I don’t want to even imagine where I would be without Kindred. During those first two years, I had no one, no other parents, who I could ask for advice or for support. And that’s a long time, especially at the beginning when you feel so overwhelmed and alone.
When my daughter Emily was diagnosed with Autism, life became incredibly overwhelming. I didn’t know what I should do next, I was totally unsure about how to move forward. I’d been thrown into this new space of complex systems and services and I was alone. I knew absolutely no one I could turn to for advice or support.
Emily had just turned three, and she was still so, so tiny. The world was a very scary place for her. She didn’t want to be around other people or leave the house. And it was a lot for her to adjust to this new life we were creating for her, going to therapy, and doing therapy at home. I think the first six months of speech therapy, she cried in every session.
Emily needed me to help her through those really big feelings, through her anxiety and the meltdowns. I desperately wanted to be there for my daughter and give her what she needed. But it was draining for me mentally and emotionally. And I had to press pause on the rest of my life so I could give Emily what she needed.
For a very long time, I did the really hard parts alone. Dealing with the outside world’s lack of acceptance and understanding of what Emily was going through was probably one of the hardest things. It was a process learning to accept that if my child makes loud noises in public, to just keep going on and not let it stop me. I had to get used to ignoring the stares from strangers when Emily was clearly struggling. That judgement was hard.
Looking back, I wish I had been able to talk to someone who was on the same journey. To seek their advice or even just to have someone to talk to about how I was feeling. I’m incredibly lucky that I have always had a wonderful support network that includes my family and friends. However, they hadn’t been through anything remotely similar.
A simple yet life changing step
When I first decided to sign up to a Kindred event, I had no idea just how much the decision would change my life. There was just this sense of comfort in finally being able to connect with other parents.

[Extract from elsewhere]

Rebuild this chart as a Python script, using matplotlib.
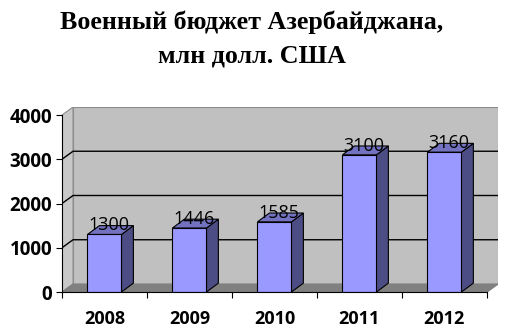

I noticed the difference in talking to people who knew what I was going through because they’d lived it too. There was a deep understanding. I felt seen, and I felt understood.
I can actually say that I’ve benefited from each and every one of Kindred’s programs. From the online events to the peer groups and one-on-one support. If I ever need advice on anything, the Kindred Community is a place I can go to ask for help. And I know there is always going to be someone who will share their experiences or answer my questions.
Emily’s speech is very limited, so I actually don’t know how she is feeling much of the time. And whilst I can ask her therapists, attending Kindred’s workshops and having access to the resources are actually what has made the biggest difference. It really helps me understand Emily and her experience better.
I feel like I’m a better parent for Emily when I educate myself, and I know more. It also really helps me to feel more confident. Honestly, I go to bed at night, and I think, ‘I’m so glad I took the time to listen to that Kindred workshop or go to that peer group because I learned something tonight that will help me, it will help my family and it will help Emily.’
Today Emily is 9 years old. She has an Intellectual Disability and ADHD, as well as being Autistic. Our family is doing well. Emily is about to become a big sister very soon, which we are all excited about.
Thinking back to when Emily was diagnosed to where I am now, it is like chalk and cheese. I’ve completely changed having peer support in my life. I put so much less pressure on myself. I’m more confident. And it feels so empowering. I never imagined I would be in this position to share my experiences with other parents and support them on their journey too.
I know Emily will have a great life with the right support and resources. I feel so much less afraid for her future. Because I know there are parents that are further along that I can seek advice from. I know I have a safe, supportive place to come for help. I honestly don’t want to ever imagine my life without Kindred.